__Set problem__: Extract only the lines running from the top of the entries to the line that holds "from matplotlib.lines import Line2D". Include that line and omit the pictures.

__Data extract__:
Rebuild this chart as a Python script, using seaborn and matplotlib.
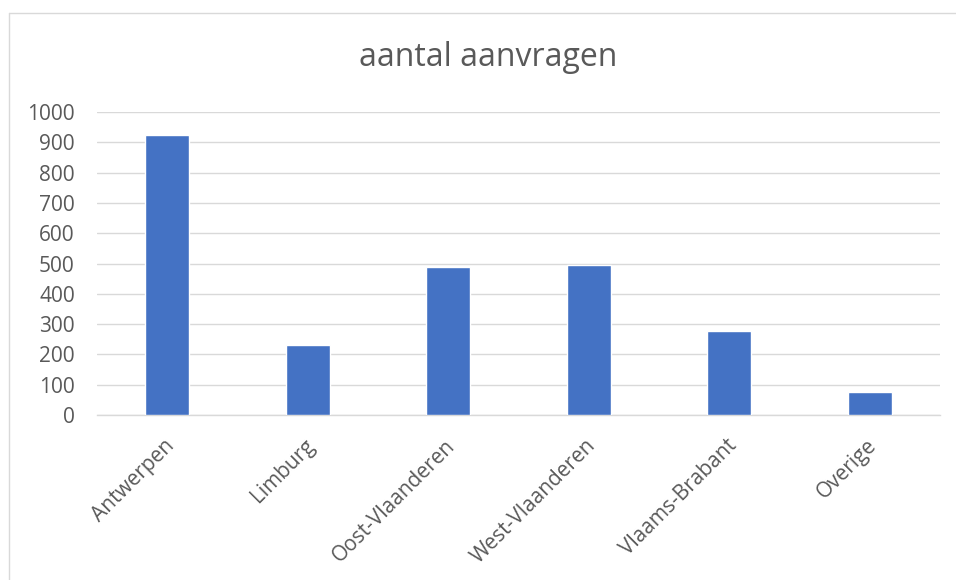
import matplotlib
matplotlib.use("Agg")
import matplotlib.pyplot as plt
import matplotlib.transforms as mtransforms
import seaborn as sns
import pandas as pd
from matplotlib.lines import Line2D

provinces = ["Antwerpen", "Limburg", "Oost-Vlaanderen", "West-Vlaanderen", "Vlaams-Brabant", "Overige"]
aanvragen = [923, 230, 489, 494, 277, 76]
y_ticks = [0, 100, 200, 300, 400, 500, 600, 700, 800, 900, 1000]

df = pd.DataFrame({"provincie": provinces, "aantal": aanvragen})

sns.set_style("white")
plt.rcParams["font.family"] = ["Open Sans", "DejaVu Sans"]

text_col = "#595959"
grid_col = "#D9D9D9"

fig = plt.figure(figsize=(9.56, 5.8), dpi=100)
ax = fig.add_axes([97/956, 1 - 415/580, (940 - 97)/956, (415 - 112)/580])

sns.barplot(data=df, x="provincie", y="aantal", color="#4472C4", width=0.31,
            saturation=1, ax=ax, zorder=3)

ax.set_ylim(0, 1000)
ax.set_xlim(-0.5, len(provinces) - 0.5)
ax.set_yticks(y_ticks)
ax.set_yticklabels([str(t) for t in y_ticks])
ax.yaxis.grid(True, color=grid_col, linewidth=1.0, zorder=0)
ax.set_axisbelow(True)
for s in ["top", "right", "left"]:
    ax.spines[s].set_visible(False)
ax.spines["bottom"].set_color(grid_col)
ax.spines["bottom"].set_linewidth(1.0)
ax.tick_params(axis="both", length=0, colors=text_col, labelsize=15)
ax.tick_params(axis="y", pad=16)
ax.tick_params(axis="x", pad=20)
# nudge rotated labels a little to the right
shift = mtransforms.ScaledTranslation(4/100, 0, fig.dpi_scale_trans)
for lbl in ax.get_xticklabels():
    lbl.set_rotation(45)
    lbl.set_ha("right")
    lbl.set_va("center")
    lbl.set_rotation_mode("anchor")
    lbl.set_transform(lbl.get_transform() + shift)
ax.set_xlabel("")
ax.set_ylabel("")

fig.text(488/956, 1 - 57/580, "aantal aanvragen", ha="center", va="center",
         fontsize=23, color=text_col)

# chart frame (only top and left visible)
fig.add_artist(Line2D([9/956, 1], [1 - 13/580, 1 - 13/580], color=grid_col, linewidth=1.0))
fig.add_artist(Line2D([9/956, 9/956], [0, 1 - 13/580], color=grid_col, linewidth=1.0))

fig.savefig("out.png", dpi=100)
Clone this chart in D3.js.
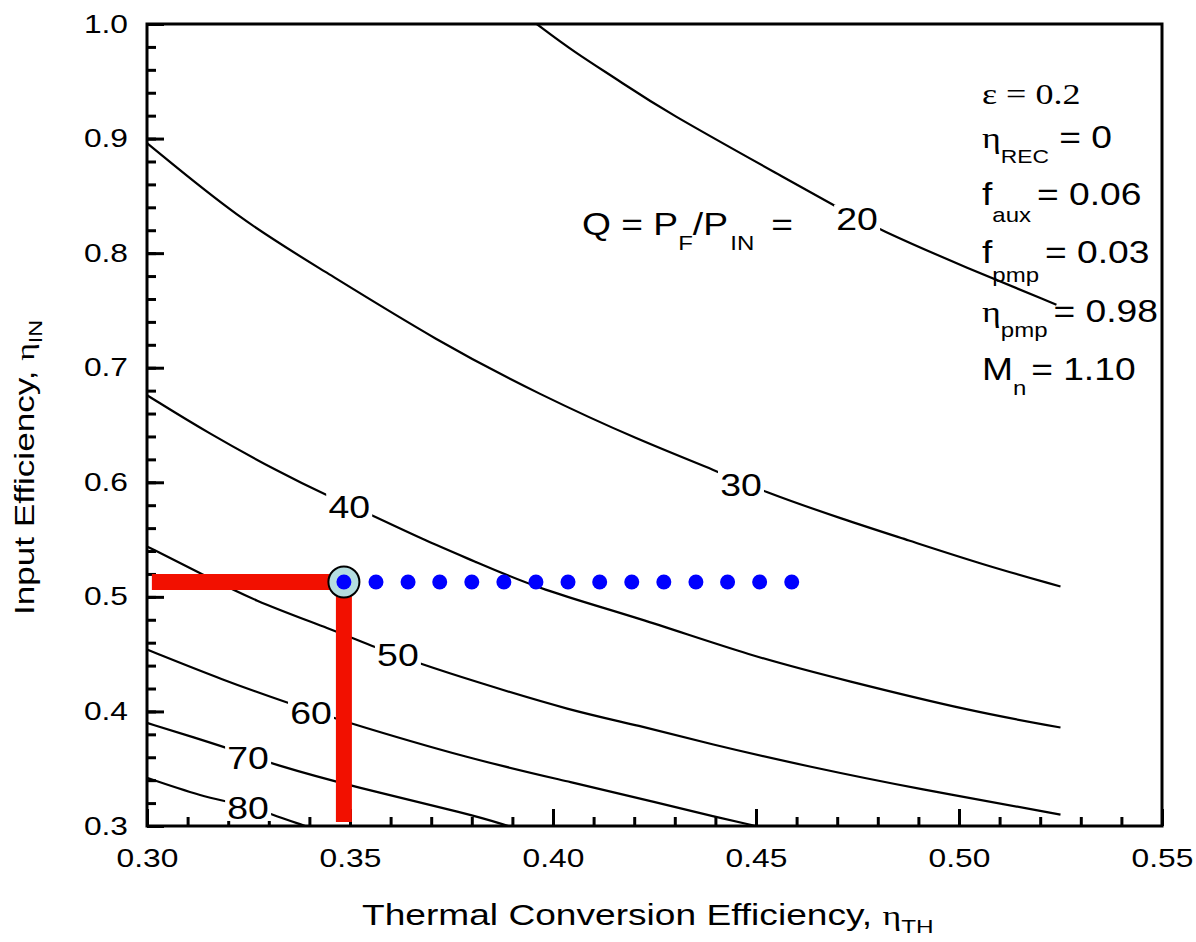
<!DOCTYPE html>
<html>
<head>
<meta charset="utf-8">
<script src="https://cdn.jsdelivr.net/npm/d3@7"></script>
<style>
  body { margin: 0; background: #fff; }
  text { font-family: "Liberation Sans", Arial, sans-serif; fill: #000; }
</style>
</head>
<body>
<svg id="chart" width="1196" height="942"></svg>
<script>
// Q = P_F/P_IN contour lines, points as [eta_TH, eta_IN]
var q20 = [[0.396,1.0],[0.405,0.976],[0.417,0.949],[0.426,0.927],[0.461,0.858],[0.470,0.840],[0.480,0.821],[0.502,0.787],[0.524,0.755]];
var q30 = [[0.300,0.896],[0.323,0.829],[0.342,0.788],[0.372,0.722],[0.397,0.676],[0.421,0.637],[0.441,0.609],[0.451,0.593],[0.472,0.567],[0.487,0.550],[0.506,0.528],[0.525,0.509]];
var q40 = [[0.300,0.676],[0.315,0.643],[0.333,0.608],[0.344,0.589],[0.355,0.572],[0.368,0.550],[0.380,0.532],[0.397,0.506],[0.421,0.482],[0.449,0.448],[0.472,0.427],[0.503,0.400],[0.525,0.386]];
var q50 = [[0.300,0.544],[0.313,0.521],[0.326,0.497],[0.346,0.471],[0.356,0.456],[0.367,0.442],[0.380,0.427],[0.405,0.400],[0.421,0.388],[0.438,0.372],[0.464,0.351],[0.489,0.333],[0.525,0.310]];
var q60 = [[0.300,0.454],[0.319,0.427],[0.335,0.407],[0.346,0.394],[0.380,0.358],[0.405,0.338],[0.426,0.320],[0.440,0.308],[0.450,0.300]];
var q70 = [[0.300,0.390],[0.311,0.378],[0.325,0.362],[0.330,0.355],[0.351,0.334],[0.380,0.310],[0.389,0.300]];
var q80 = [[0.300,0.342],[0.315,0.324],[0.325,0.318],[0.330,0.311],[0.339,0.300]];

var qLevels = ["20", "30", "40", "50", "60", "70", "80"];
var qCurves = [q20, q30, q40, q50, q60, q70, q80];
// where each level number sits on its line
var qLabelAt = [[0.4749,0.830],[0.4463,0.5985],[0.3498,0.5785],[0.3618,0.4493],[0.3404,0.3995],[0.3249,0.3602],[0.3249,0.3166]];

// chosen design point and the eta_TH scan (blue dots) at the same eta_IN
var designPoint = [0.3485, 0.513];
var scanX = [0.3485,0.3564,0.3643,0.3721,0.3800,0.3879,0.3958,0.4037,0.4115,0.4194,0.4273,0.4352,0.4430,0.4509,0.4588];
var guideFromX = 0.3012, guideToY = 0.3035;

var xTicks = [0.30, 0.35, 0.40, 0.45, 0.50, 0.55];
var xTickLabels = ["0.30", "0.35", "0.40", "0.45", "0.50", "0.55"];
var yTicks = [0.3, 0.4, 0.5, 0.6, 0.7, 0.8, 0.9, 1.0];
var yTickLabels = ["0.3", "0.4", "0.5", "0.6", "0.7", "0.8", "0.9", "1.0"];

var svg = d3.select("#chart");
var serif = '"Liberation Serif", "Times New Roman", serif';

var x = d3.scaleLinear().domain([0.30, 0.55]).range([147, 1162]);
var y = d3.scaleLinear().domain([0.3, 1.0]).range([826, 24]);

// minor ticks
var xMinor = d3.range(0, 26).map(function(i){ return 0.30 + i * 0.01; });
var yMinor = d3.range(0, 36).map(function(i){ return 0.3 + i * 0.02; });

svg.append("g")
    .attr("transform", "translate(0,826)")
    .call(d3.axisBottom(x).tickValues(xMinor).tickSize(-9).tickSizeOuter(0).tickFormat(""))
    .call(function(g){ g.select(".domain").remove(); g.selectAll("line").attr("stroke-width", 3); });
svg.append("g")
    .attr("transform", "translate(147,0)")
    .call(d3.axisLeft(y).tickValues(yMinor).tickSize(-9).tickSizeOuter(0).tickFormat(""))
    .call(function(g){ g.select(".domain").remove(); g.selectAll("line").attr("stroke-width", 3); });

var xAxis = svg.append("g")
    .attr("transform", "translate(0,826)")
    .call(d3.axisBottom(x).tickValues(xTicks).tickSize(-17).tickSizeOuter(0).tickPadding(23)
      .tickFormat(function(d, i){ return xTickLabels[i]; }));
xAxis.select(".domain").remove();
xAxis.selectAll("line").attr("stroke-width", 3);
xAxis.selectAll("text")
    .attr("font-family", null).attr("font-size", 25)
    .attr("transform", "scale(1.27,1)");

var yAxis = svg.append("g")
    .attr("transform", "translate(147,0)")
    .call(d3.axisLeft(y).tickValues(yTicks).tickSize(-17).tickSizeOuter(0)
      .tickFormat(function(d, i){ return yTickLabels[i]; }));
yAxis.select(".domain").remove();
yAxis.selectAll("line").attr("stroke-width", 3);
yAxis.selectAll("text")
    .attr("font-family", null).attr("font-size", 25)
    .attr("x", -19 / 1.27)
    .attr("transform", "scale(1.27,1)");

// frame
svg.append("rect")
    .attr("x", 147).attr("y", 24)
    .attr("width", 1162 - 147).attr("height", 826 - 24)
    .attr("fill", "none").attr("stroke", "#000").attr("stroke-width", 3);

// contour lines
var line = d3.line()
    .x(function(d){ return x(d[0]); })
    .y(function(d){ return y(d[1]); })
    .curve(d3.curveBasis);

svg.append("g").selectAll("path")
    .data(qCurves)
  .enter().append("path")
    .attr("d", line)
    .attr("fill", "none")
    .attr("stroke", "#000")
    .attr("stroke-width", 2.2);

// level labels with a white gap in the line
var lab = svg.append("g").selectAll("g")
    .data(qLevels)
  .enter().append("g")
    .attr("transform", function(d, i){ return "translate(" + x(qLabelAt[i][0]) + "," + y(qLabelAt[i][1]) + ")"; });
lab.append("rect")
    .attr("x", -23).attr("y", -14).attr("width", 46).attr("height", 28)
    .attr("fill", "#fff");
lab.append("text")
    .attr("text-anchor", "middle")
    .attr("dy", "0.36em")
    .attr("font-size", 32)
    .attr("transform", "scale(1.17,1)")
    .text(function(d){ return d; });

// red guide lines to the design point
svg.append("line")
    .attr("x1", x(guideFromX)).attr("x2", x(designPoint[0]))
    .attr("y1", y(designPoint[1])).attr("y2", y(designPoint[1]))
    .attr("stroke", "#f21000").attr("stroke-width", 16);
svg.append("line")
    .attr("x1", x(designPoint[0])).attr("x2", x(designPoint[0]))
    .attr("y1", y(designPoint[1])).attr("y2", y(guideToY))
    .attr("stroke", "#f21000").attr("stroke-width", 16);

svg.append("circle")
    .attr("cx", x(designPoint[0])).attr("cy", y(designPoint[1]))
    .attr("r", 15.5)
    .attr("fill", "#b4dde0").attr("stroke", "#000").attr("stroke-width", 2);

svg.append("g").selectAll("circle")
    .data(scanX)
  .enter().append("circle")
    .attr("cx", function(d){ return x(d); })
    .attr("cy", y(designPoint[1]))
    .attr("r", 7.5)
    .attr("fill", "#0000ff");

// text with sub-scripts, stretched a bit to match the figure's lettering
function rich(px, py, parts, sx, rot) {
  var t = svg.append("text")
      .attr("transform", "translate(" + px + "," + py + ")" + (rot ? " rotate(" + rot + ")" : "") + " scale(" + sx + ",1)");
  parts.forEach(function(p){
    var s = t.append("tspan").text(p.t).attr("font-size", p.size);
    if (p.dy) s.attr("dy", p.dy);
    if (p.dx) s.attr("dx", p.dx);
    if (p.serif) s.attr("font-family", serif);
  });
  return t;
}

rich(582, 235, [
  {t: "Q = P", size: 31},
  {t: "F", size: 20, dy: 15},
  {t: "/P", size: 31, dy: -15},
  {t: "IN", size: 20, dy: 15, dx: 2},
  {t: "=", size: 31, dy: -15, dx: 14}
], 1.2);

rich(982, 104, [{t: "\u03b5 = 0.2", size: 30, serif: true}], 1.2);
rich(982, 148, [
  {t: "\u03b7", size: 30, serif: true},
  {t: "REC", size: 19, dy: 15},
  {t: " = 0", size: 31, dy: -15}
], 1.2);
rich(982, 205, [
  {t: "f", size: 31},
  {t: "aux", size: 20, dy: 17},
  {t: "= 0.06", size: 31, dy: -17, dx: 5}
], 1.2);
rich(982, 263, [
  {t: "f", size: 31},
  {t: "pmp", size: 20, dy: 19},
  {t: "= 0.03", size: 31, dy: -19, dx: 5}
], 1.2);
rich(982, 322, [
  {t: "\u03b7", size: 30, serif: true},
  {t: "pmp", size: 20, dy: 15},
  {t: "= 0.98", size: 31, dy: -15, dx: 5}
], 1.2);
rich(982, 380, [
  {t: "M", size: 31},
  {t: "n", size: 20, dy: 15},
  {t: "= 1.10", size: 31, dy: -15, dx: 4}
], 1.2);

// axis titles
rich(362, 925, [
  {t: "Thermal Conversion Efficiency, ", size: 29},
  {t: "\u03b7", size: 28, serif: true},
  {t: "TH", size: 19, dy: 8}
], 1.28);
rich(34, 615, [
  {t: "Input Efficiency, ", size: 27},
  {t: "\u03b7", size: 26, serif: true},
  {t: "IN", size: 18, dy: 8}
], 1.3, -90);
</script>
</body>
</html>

__The result__:
Rebuild this chart as a Python script, using seaborn and matplotlib.
import matplotlib
matplotlib.use("Agg")
import matplotlib.pyplot as plt
import matplotlib.transforms as mtransforms
import seaborn as sns
import pandas as pd
from matplotlib.lines import Line2D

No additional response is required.